In essence, the court must conduct two separate inquiries. Initially, the court must determine, after taking evidence from both parties, whether the temporary injunctive relief should be dissolved or made permanent. If it is dissolved, the court must then determine if the TRO was wrongfully issued in the first instance. As the court stated in Daniel Constr. Co. v. Internl. Bhd. of Elec. Workers (Dec. 10, 1986), Ross App. Nos. 1237 and 1243, unreported, 1986 WL 14075:
"More evidence is needed to support a permanent injunction than is needed to support a temporary restraining order or preliminary injunction. We believe a finding that the evidence is insufficient to support a permanent injunction does not necessarily mean the evidence was insufficient to support a temporary restraining order or preliminary injunction."
In the trial court's May 24 decision on the counterclaims of Kingsland, it stated, "[i]t was not until after a great deal of evidence was presented that the Court issued a Decision on March 14, 1989, holding the covenant to be unenforceable. * * * Under these circumstances, the Court rules as a matter of law that the counterclaims resulting from the issuance of the Restraining Order do not state a cause of action. * * *" By the terms of the May 24 decision, the trial court looked beyond the pleadings, which is prohibited when determining a Civ.R. 12(B)(6) motion. See O'Brien v. University Community Tenants Union (1975), 42 Ohio St.2d 242, 71 O.O.2d 223, 327 N.E.2d 753. Therefore, this action must be remanded to the trial court for a determination on the merits of Kingsland's right to damages for wrongful issuance of the temporary restraining order if the court finds that the temporary restraining order was, in fact, wrongfully issued.
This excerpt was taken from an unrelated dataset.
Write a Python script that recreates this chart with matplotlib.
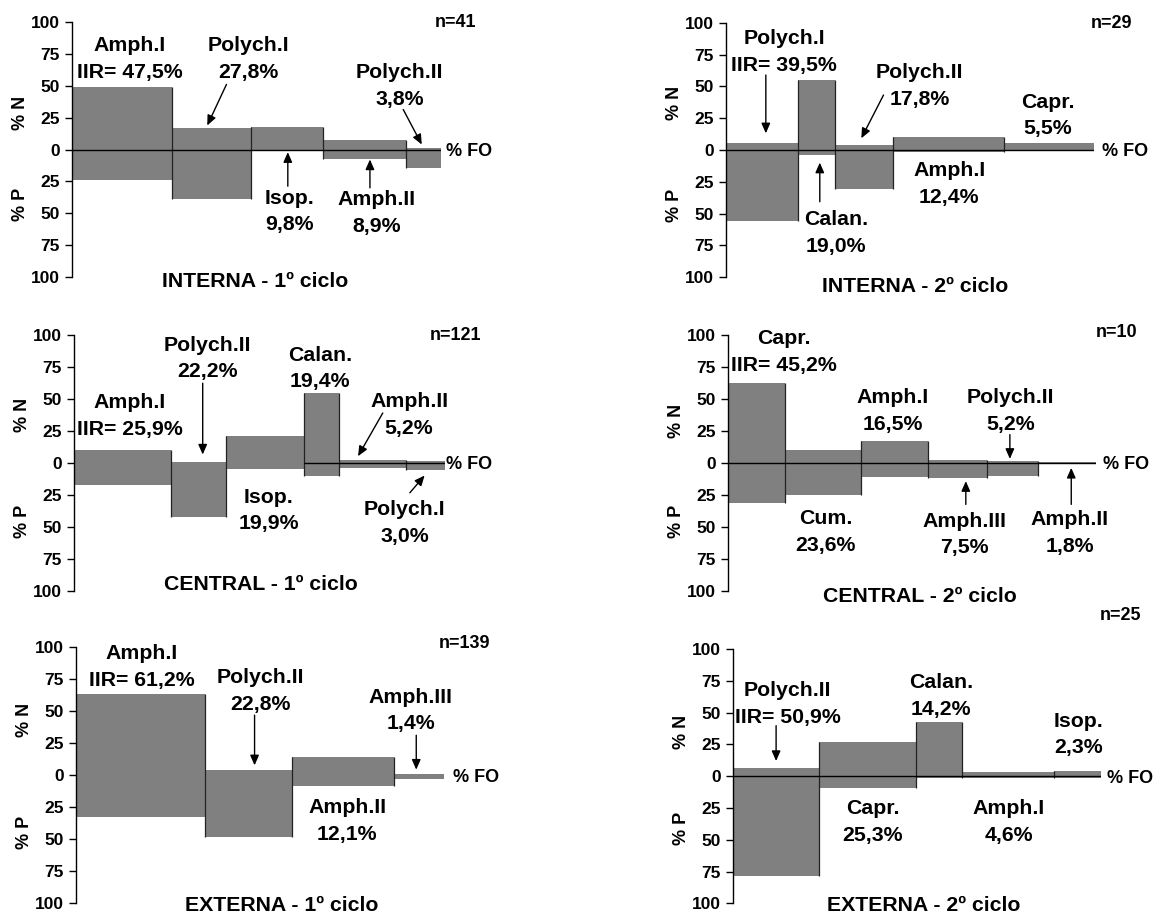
import numpy as np
import matplotlib.pyplot as plt

plt.rcParams['font.family'] = ['Liberation Sans', 'DejaVu Sans']
plt.rcParams['font.weight'] = 'bold'

# Dados: %FO (largura), %N (acima), %P (abaixo) e IIR de cada presa

# INTERNA - 1º ciclo
int1_presas = ["Amph.I", "Polych.I", "Isop.", "Amph.II", "Polych.II"]
int1_fo = [90.0, 71.0, 65.0, 74.7, 32.0]
int1_n = [49.0, 17.0, 17.7, 7.8, 1.3]
int1_p = [24.0, 38.5, 1.5, 7.3, 14.3]
int1_iir = [47.5, 27.8, 9.8, 8.9, 3.8]

# INTERNA - 2º ciclo
int2_presas = ["Polych.I", "Calan.", "Polych.II", "Amph.I", "Capr."]
int2_fo = [64.3, 33.3, 52.3, 100.0, 81.0]
int2_n = [5.7, 54.7, 3.7, 10.2, 5.2]
int2_p = [55.7, 4.2, 30.3, 1.3, 0.5]
int2_iir = [39.5, 19.0, 17.8, 12.4, 5.5]

# CENTRAL - 1º ciclo
cen1_presas = ["Amph.I", "Polych.II", "Isop.", "Calan.", "Amph.II", "Polych.I"]
cen1_fo = [87.7, 49.7, 70.0, 31.0, 61.0, 34.7]
cen1_n = [10.4, 0.8, 21.3, 54.6, 2.6, 1.8]
cen1_p = [17.4, 42.0, 5.2, 10.4, 3.9, 5.7]
cen1_iir = [25.9, 22.2, 19.9, 19.4, 5.2, 3.0]

# CENTRAL - 2º ciclo
cen2_presas = ["Capr.", "Cum.", "Amph.I", "Amph.III", "Polych.II", "Amph.II"]
cen2_fo = [51.7, 68.3, 60.0, 53.3, 46.0, 52.3]
cen2_n = [62.3, 10.4, 17.4, 2.6, 1.3, 0.5]
cen2_p = [31.7, 25.5, 11.2, 11.7, 9.9, 1.0]
cen2_iir = [45.2, 23.6, 16.5, 7.5, 5.2, 1.8]

# EXTERNA - 1º ciclo
ext1_presas = ["Amph.I", "Polych.II", "Amph.II", "Amph.III"]
ext1_fo = [116.7, 77.7, 92.3, 45.0]
ext1_n = [63.3, 4.4, 14.0, 0.8]
ext1_p = [32.6, 48.2, 8.3, 2.6]
ext1_iir = [61.2, 22.8, 12.1, 1.4]

# EXTERNA - 2º ciclo
ext2_presas = ["Polych.II", "Capr.", "Calan.", "Amph.I", "Isop."]
ext2_fo = [77.3, 87.3, 42.0, 82.3, 42.7]
ext2_n = [6.2, 27.0, 42.2, 3.6, 4.4]
ext2_p = [78.6, 9.1, 1.3, 1.3, 1.8]
ext2_iir = [50.9, 25.3, 14.2, 4.6, 2.3]

n_estomagos = [41, 29, 121, 10, 139, 25]
titulos = ["INTERNA - 1º ciclo", "INTERNA - 2º ciclo", "CENTRAL - 1º ciclo",
           "CENTRAL - 2º ciclo", "EXTERNA - 1º ciclo", "EXTERNA - 2º ciclo"]

# Disposição de cada painel: caixa em pixels (esq, dir, topo, base), rótulos, setas...
W, H = 1161, 915
paineis = [
    dict(dados=(int1_presas, int1_fo, int1_n, int1_p, int1_iir),
         caixa=(72.2, 441.4, 21.7, 277.3),
         rotulos=[(52, 72.5), (159, 72.5), (196, -47), (274, -48.3), (295, 51)],
         setas=[None, ((139, 50.9), (121.7, 18.8)), ((194.3, -28.7), (194.3, -2.1)),
                ((268.3, -30), (268.3, -7.8)), ((298.3, 31.3), (315, 3.9))],
         pos_n=(345.7, 101.3), pos_titulo=(165, -101.8), y_np=(29, -43),
         fo_x=336.7, linha_zero=0),
    dict(dados=(int2_presas, int2_fo, int2_n, int2_p, int2_iir),
         caixa=(726.2, 1093.6, 22.7, 277.3),
         rotulos=[(52.3, 78.5), (98.7, -63.5), (174, 51.7), (200.8, -24.9), (289.7, 28.8)],
         setas=[((35.7, 58.9), (35.7, 13.1)), ((84.3, -40.6), (84.3, -9.9)),
                ((141.7, 43.2), (121.7, 9.2)), None, None],
         pos_n=(346.7, 100.8), pos_titulo=(170, -106), y_np=(36.6, -43.2),
         fo_x=338.3, linha_zero=0),
    dict(dados=(cen1_presas, cen1_fo, cen1_n, cen1_p, cen1_iir),
         caixa=(74, 444.7, 335, 590.7),
         rotulos=[(50, 38.3), (120.3, 83.1), (175.3, -35.7), (222, 75.3), (302, 39), (298, -45.5)],
         setas=[None, ((116, 62.3), (116, 6.5)), None, None,
                ((278.3, 39), (256, 5.2)), ((302.7, -23.4), (316, -9.9))],
         pos_n=(344, 101.3), pos_titulo=(168.3, -93.5), y_np=(37.7, -45.5),
         fo_x=335, linha_zero=3),
    dict(dados=(cen2_presas, cen2_fo, cen2_n, cen2_p, cen2_iir),
         caixa=(728, 1096, 335, 590.7),
         rotulos=[(50, 88.3), (88, -52.6), (148.3, 42.2), (213.3, -54.5), (254.7, 42.2), (308, -53.2)],
         setas=[None, None, None, ((214.3, -32.5), (214.3, -14.3)),
                ((254, 22.1), (254, 3.1)), ((309.3, -32.5), (309.3, -3.9))],
         pos_n=(350, 103.9), pos_titulo=(173.3, -102.6), y_np=(32.5, -45.5),
         fo_x=338.3, linha_zero=0),
    dict(dados=(ext1_presas, ext1_fo, ext1_n, ext1_p, ext1_iir),
         caixa=(75.9, 444, 647.3, 903.3),
         rotulos=[(59.2, 86.2), (166, 67.2), (244.5, -34), (301.7, 52.2)],
         setas=[None, ((161, 47), (161, 7.8)), None, ((306.7, 31.3), (306.7, 4.4))],
         pos_n=(350, 104.4), pos_titulo=(185, -100.5), y_np=(43, -44.4),
         fo_x=340, linha_zero=None),
    dict(dados=(ext2_presas, ext2_fo, ext2_n, ext2_p, ext2_iir),
         caixa=(732.8, 1101, 649, 903.3),
         rotulos=[(49.5, 58.2), (126.2, -34.4), (187.7, 64.8), (248.5, -34.4), (311.5, 34.4)],
         setas=[((39, 39.7), (39, 11.9)), None, None, None, None],
         pos_n=(348.8, 128), pos_titulo=(172.3, -100.3), y_np=(34.4, -41),
         fo_x=337.3, linha_zero=0),
]


def pct(v):
    return f"{v:.1f}".replace(".", ",") + "%"


fig = plt.figure(figsize=(W / 100, H / 100), dpi=100)

for painel, titulo, n in zip(paineis, titulos, n_estomagos):
    presas, fo, pn, pp, iir = painel['dados']
    fo, pn, pp = np.array(fo), np.array(pn), np.array(pp)
    x0, x1, y_topo, y_base = painel['caixa']
    ax = fig.add_axes([x0 / W, 1 - y_base / H, (x1 - x0) / W, (y_base - y_topo) / H])

    esq = np.concatenate([[0], np.cumsum(fo)[:-1]])
    total = fo.sum()

    # diagrama de Costello: %N para cima, %P para baixo, largura = %FO
    ax.bar(esq, pn + pp, width=fo, bottom=-pp, align='edge',
           color='#808080', linewidth=0, zorder=1)
    for i in range(1, len(fo)):
        ax.vlines(esq[i], -max(pp[i - 1], pp[i]), max(pn[i - 1], pn[i]),
                  color='#222222', lw=0.9, zorder=2)
    if painel['linha_zero'] is not None:
        ax.hlines(0, esq[painel['linha_zero']], total, color='black', lw=1.0, zorder=3)

    ax.set_xlim(0, total)
    ax.set_ylim(-100, 100)
    ticks = list(range(-100, 101, 25))
    ax.set_yticks(ticks)
    ax.set_yticklabels([str(abs(t)) for t in ticks])
    ax.set_xticks([])
    for lado in ['top', 'right', 'bottom']:
        ax.spines[lado].set_visible(False)
    ax.spines['left'].set_linewidth(1.0)
    ax.tick_params(axis='y', length=4.8, width=1.0, pad=4, labelsize=12.5)
    ax.patch.set_visible(False)

    # rótulos das presas
    maior = max(iir)
    for nome, v, (lx, ly), seta in zip(presas, iir, painel['rotulos'], painel['setas']):
        valor = ("IIR= " + pct(v)) if v == maior else pct(v)
        ax.annotate(nome, (lx, ly), xytext=(0, 9.6), textcoords='offset points',
                    ha='center', va='center_baseline', fontsize=15.3, annotation_clip=False)
        ax.annotate(valor, (lx, ly), xytext=(0, -9.6), textcoords='offset points',
                    ha='center', va='center_baseline', fontsize=15.3, annotation_clip=False)
        if seta is not None:
            ax.annotate('', xy=seta[1], xytext=seta[0], annotation_clip=False,
                        arrowprops=dict(arrowstyle='-|>,head_length=0.5,head_width=0.22',
                                        color='black', lw=1.0, mutation_scale=12,
                                        shrinkA=0, shrinkB=0))

    ax.text(*painel['pos_titulo'], titulo, ha='center', va='center_baseline', fontsize=15.3)
    ax.text(*painel['pos_n'], f"n={n}", ha='center', va='center_baseline', fontsize=13)
    ax.text(painel['fo_x'], 0, "% FO", ha='left', va='center_baseline', fontsize=13)

    yN, yP = painel['y_np']
    for rot, yy in (("% N", yN), ("% P", yP)):
        ax.annotate(rot, xy=(0, yy), xycoords=ax.get_yaxis_transform(),
                    xytext=(-37, 0), textcoords='offset points', rotation=90,
                    ha='center', va='center', fontsize=13, annotation_clip=False)

fig.savefig("out.png", dpi=100)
Upon remand, Kingsland's damages, contrary to his contentions, are to be limited to the amount of the bond. See Buddy Systems, Inc. v. Exer-Genie, Inc. (C.A.9, 1976), 545 F.2d 1164. Not only does the analogous federal rule after which Civ.R. 65 was modeled mandate this result, but the language of Civ.R. 65(C) leads us to the conclusion that, regardless of how the action is filed, an enjoined party's damages are limited to the amount of the bond. Civ.R. 65(C) provides that the enjoined party may move the court for additional security if inadequate. The party seeking the injunction is entitled to know the limits of his liability prior to posting a bond to make the TRO or preliminary injunction effective.
Appellants' assignment of error is sustained to the extent stated above.
Appellants' assignment of error is sustained. Appellee/cross-appellant's assignments of error are overruled. The judgment of the trial court is affirmed in part and reversed in part and the case is remanded for further procedure consistent with this opinion.
Judgment affirmed in part, reversed in part and cause remanded.
BOWMAN and BRYANT, JJ., concur.
THOMAS F. BRYANT, J., of the Third Appellate District, sitting by assignment.